I donít remember what we had for Christmas dinner, but I do remember going to the Bob Hope show with Raquel Welch and others.  Oh yeah, and I remember the rain and mud.

Take care,

Phil Hammond

- Phil Hammond ('64) of UT - 12/14/08
Thank you so much for sharing this with us, Phil! Many of our subscribers were there during that "crazy time" as well - and extra thanks to you all!


Attached is a map of Chu Lai in two pieces that has many things marked on it including the main USO - look at the southern end of the North Ky Ha peninsula on the beach and you will find it easily.  There were other clubs and perhaps even another USO but I am pretty sure that this was the main one and was located there throughout most of the years that we had a base there.

 As for where the "fixes" to fire on came from many of them came from my own radar section.  When we were at Chu Lai they probably all went thru you since we reported them to CLDC but during the 7 months that we were in the field we usually gave them directly to the Arty FDC on our hill.  Many times they fired on them as soon as we gave them to the FDC.  They may have been supposed to go thru you but I think that many times, especially if they were hitting us, they did not take the time to do that because if they had the mortars would be gone by the time that they got clearance.  That may have been stretching the combat contact mission permission a bit but we had to do what we had to do to "take them out" and get them off of us.

 Re your 20 day trip to Nam on the ship: Did you come over on the USS General Walter H Gordon with the 198th Brigade?  My unit did, although I came a little later in late Nov by air - 20 hours instead of 20 days!  Picture of the USS Gordon is attached.

 As for your unit location I am pretty sure that it was on the east (seaward) side of Ky Ha not far back from Rosemary's point.  There was a very tall radio broadcasting antenna there that your unit may have had some involvement with.  It was also a very restricted area or at least part of it was.  A photo showing the antenna is attached.  The Antenna is just about dead center of the small photo.

I was there for the entire TET68 offensive since I did not leave Vietnam until December of 1968. I don't know if you know this or not but we (the USA) almost completely destroyed the Viet Cong during that offensive and they never really recovered from it.

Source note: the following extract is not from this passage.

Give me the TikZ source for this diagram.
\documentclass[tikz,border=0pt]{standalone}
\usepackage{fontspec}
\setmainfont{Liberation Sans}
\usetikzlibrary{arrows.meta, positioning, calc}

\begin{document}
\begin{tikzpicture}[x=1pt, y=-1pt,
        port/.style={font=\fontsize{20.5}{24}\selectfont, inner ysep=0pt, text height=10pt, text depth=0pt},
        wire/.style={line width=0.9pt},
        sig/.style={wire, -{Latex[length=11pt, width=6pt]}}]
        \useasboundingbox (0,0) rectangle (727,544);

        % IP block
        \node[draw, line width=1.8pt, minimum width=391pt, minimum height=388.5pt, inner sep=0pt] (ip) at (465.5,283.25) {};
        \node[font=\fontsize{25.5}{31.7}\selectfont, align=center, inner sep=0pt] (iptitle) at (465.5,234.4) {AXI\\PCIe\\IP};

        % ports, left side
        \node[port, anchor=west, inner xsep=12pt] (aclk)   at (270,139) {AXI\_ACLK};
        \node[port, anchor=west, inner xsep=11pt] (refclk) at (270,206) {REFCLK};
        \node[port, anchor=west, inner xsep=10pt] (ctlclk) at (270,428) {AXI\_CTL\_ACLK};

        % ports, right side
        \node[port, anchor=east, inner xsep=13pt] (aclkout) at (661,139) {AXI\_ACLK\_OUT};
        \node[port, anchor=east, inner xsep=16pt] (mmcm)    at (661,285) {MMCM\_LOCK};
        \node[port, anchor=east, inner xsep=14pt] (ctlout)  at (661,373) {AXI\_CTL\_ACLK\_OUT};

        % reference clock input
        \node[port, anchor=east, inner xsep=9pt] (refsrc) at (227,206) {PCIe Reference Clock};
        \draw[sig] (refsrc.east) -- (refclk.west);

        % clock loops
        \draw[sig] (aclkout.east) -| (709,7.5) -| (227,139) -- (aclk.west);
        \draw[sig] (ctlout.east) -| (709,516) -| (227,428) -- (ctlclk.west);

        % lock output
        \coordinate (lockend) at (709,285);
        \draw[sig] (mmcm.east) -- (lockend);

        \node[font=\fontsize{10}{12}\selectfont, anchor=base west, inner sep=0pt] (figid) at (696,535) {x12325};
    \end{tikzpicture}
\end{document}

After that the North Vietnamese Regular Army began moving south and took over the fight.

 Three pictures that I took at the Bob Hope show are also attached.  I was on a cue card handling detail and because of that had a front row seat just off to the right side of the stage.  Also met Bob Hope at the airport to pick up the cue cards.

 Carol, please note that I have also sent this email directly to Phil, just in case you don't want to burden your website with all of the maps, photos and old soldier stuff.


- Al Simms ('60) of VA  - 12/15/08
"BURDEN"?!? Not at all, Al! I am honored to include them here for the edification of all -
and as a small thanks for the sacrifices of y'all and so many others!


Regarding Al Simms ('60 - of VA) and Phil Hammond 's ('64 - of UT) recollection of Chu Lai, I thought I sent the attached picture last year. I found it last November (2007) while researching a Christmas commentary on the USO and it's support of our troops in Iraq and Afghanistan. I couldn't find it on the NNHS site; it may be among your temporarily lost images (I trust).
Anyway, here is the wonderful picture of the Bob Hope Christmas show as recorded Christmas 1967 by the 25th Infantry Division's Tropic Lightning News, no doubt read by Al and Phil. The late and beloved Bob Hope and the lovely ladies made Christmas a bit brighter for them, I'm sure, but also made them a bit more homesick. (I was en route to Heilbronn, Germany, then).  (SEE OPENING POST ABOVE)

Merry Christmas to you, all our classmates and especially those who served and still serve our great nation on the frontiers of freedom.

- Norm Covert ('61) of MD - 12/15/08
You did indeed send that image almost exactly one year ago today, Norm, and yes, it is now in the Twilight Zone,
but you have thoughtfully restored it to us! Thanks so much!